Other sources close to the situation describe a possible Google deal differently. They say the search giant would participate in an open auction for Yahoo’s search ads, the proceeds of which could be worth hundreds of millions for Yahoo. But the deal would not involve all of Yahoo’s search ads, they say, and Yahoo would retain much of its search and search-ad infrastructure, lessening its savings.
Icahn effect

Among the big shareholders that are said to have applied heavy pressure on Yahoo to work out a deal are Robert Lovelace, chairman of Capital Research Global Investors, which owns a nearly 10% stake; Carl Icahn, who owns a 4.3% stake; hedge fund Paulson & Co., with 3.6%; T. Boone Pickens, who recently purchased 0.73%; and Steven Cohen’s S.A.C. Capital Advisors, with 0.6%. “There has been a lot of headway in talks about a deal because of strong pressure from some of the large stakeholders,” according to a source familiar with the situation. They declined comment.

Since Icahn announced his purchase of Yahoo shares on May 15, at an average price of $25 to $26 a share, the stock has climbed to more than $27. Icahn has threatened to wage a proxy fight to oust board members and formed a slate of 10 nominees of his own to replace them. Yahoo has delayed its annual meeting from July 3 to the end of July.

“We believe the push-back of the meeting will allow Yahoo to continue negotiations related to potential corporate transactions, and possibly preempt or minimize unpleasant developments that could come to a head at the meeting,” says Scott Kessler of Standard & Poor’s.
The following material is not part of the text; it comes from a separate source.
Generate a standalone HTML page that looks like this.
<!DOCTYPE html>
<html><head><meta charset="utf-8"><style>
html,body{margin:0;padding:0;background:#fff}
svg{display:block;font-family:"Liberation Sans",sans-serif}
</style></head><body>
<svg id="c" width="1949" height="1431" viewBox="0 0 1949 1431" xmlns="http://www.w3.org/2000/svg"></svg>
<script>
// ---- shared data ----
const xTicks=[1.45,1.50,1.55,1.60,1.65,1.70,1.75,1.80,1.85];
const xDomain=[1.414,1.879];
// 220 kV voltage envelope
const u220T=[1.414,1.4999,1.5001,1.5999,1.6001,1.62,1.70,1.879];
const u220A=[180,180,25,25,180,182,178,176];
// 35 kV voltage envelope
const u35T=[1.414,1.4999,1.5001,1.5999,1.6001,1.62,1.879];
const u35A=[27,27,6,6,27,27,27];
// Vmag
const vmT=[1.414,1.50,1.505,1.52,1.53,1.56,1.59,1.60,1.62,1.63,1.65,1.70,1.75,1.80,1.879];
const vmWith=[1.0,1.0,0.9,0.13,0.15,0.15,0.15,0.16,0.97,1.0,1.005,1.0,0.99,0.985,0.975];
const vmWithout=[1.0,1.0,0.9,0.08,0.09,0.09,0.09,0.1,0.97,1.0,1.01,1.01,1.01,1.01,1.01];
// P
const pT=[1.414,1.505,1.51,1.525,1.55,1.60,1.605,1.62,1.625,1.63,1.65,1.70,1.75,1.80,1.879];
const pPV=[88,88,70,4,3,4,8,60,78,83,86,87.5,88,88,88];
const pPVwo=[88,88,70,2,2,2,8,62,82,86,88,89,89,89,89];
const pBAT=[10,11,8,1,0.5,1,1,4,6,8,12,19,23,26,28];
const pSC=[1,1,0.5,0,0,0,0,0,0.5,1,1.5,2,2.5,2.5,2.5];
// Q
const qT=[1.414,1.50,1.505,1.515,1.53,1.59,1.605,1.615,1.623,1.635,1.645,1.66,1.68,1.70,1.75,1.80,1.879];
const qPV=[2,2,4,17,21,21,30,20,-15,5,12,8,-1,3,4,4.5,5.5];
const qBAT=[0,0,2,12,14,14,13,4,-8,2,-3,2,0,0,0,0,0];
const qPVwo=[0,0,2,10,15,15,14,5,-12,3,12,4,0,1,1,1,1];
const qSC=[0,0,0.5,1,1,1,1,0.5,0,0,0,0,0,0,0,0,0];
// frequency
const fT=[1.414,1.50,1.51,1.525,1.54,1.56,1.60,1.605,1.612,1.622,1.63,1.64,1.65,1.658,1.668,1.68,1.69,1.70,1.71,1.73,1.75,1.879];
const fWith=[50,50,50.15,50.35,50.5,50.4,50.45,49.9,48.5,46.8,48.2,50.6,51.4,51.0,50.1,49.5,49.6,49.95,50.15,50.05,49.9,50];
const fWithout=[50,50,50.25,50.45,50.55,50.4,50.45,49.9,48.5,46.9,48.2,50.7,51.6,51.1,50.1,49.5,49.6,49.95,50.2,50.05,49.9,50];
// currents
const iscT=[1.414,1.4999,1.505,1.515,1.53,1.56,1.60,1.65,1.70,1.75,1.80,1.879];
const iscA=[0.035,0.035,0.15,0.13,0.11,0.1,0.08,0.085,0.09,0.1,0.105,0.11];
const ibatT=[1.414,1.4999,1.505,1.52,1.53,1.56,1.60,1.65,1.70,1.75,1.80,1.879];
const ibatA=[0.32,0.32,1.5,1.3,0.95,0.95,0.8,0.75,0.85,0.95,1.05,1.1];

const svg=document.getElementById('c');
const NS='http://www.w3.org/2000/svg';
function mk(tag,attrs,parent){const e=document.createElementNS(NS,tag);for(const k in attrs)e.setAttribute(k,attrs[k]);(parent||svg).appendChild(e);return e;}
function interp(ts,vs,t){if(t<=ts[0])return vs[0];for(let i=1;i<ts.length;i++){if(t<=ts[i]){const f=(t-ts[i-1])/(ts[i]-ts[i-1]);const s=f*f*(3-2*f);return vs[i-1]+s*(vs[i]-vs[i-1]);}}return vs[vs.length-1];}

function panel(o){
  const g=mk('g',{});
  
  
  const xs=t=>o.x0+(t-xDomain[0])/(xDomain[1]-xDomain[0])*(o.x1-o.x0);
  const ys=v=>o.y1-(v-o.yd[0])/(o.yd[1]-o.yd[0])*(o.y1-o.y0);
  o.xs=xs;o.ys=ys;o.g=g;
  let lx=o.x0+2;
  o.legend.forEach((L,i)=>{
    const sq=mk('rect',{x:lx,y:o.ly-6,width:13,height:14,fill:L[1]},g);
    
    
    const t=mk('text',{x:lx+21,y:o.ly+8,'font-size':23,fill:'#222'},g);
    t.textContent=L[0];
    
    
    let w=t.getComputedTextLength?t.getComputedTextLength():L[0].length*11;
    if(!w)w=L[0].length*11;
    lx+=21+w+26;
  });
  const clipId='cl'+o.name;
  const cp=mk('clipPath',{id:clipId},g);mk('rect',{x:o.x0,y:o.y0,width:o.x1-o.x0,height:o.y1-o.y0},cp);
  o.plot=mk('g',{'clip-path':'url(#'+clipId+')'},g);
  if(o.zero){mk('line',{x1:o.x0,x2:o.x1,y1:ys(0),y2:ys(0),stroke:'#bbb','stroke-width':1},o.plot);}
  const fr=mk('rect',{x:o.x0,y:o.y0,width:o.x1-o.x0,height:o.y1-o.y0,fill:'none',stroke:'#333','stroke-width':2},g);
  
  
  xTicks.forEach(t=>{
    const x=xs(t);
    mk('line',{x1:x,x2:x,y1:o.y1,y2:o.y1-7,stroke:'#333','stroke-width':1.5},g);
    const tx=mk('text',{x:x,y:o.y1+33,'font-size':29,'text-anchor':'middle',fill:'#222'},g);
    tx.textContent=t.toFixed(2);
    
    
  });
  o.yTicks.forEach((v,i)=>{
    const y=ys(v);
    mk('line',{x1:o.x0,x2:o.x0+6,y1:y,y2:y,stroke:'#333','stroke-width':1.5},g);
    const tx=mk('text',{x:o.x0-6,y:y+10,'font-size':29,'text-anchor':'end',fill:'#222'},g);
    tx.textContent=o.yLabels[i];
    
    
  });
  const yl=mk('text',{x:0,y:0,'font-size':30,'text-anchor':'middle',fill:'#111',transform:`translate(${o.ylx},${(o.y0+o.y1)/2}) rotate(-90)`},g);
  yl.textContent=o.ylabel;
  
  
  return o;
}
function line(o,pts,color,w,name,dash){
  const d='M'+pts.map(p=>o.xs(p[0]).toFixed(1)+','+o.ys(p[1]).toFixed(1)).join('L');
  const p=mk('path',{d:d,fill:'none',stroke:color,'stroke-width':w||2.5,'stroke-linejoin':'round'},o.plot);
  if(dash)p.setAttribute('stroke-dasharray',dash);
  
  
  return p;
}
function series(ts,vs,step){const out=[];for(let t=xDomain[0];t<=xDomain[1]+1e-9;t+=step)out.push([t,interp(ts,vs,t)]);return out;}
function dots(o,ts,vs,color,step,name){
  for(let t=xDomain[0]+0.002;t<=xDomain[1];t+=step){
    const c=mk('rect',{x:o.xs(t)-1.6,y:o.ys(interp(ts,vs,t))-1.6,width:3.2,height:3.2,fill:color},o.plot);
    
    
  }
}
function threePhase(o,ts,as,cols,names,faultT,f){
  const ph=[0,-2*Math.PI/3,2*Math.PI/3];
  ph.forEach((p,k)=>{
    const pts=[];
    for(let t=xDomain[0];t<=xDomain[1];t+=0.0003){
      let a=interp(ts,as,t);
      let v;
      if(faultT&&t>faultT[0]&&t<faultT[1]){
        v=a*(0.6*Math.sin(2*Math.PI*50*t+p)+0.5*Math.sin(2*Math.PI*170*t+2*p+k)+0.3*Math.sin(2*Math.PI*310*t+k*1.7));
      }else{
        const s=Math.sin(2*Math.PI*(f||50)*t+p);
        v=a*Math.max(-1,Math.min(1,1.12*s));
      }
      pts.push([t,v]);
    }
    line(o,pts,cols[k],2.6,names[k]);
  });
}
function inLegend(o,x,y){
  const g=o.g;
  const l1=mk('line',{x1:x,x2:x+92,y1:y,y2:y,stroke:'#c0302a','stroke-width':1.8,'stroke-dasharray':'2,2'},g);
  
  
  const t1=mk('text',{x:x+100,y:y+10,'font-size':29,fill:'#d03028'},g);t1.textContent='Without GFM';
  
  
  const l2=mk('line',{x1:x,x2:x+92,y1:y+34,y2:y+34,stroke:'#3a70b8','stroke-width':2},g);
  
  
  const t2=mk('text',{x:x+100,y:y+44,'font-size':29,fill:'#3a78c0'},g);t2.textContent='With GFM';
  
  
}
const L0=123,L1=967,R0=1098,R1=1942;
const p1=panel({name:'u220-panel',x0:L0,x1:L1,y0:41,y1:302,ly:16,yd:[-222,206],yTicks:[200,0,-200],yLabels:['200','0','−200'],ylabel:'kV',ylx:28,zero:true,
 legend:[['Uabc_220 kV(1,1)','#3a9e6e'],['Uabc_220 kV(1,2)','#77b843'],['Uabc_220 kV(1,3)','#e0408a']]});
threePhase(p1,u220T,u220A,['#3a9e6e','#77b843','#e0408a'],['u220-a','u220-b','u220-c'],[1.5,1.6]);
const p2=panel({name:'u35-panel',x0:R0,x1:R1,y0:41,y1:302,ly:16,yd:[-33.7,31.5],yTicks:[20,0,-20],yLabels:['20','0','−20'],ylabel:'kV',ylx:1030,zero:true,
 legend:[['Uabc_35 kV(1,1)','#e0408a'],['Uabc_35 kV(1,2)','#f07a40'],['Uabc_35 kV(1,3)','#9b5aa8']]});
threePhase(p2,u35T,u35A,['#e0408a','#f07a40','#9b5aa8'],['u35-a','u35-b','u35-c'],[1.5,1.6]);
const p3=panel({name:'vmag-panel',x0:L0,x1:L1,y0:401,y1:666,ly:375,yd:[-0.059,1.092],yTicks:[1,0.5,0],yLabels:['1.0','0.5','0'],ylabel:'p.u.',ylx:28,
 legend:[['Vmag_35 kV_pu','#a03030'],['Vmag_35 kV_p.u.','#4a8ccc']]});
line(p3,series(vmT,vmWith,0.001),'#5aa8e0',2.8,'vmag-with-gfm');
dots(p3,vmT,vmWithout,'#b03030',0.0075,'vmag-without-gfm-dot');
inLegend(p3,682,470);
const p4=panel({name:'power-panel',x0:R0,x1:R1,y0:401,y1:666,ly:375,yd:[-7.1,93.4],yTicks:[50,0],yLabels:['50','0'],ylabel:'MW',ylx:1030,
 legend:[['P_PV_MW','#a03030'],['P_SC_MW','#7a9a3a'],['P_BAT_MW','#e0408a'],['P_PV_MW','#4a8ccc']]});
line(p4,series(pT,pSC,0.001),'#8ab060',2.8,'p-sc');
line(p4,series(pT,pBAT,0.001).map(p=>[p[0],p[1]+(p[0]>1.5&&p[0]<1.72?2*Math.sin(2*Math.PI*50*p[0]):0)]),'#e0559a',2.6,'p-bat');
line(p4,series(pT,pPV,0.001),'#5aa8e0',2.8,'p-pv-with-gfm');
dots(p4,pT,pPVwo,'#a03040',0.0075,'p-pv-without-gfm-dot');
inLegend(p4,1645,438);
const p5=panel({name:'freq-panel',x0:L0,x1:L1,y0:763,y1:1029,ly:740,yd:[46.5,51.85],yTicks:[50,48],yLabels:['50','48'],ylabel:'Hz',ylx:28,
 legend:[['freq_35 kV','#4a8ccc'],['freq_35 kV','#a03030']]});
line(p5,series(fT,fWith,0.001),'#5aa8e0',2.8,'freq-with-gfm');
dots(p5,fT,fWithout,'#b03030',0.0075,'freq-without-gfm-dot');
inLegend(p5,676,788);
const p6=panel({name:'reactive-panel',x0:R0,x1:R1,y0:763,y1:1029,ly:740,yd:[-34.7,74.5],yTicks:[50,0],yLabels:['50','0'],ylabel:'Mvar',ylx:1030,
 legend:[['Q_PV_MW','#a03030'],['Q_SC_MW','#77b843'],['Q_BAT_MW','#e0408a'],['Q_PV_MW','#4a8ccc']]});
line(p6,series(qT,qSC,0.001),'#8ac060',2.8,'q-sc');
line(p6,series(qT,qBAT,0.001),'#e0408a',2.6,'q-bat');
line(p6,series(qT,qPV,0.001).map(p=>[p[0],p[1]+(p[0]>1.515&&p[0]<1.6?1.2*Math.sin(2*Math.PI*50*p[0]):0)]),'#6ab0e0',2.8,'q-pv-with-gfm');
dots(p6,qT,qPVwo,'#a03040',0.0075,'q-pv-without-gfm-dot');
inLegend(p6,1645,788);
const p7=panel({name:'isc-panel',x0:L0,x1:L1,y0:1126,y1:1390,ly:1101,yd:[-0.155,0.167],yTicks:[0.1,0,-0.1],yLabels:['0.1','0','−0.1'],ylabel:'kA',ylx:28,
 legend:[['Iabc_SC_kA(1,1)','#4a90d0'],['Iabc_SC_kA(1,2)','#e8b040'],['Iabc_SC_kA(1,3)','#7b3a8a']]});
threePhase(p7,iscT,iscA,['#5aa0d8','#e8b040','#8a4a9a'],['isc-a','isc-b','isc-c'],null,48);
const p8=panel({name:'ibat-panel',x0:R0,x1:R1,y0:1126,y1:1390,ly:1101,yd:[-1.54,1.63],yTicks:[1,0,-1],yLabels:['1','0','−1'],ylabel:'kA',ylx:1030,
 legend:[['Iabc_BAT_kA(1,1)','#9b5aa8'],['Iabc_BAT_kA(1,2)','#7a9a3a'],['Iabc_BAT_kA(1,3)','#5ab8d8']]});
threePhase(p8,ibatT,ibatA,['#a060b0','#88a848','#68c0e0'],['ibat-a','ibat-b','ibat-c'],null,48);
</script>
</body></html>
Kessler has a price target of $33, which he explains is “equal to the last proposed offer Microsoft made to acquire the company, and the amount on which Carl Icahn indicated he is focused on.” He believes Microsoft continues to be interested in acquiring Yahoo and that Icahn will ultimately be successful in bringing the parties together and helping consummate a deal.
Second time is the charm

Mark May of investment firm Needham upgraded Yahoo to buy from hold, based on his belief that “significant positive change is more likely to happen at Yahoo” because of actions and statements by Icahn, Microsoft, Yahoo, and others over the past few days. “We believe a Microsoft acquisition is the most likely outcome, with an assumed 50% probability of an acquisition, either at $33, $35, or $37 per share,” says May. In Needham’s analysis, “we give greater weight to a compromise price,” he adds.

The second most likely outcome, according to May, is a search-outsourcing agreement with Google, Microsoft, or both. But he believes that an outsourcing-search agreement would be the “wrong long-term strategic move for Yahoo.”

From how it looks right now, Icahn may not get the chance to wage a proxy fight. Although a deal is never a deal unless it is formally approved and signed by all the parties concerned, it appears that Microsoft is closer to buying Yahoo than at any time since it first made its unsolicited buyout bid in January. Meanwhile, Google is anxiously waiting in the wings, still hoping it can get a slice of Yahoo’s search-ad business.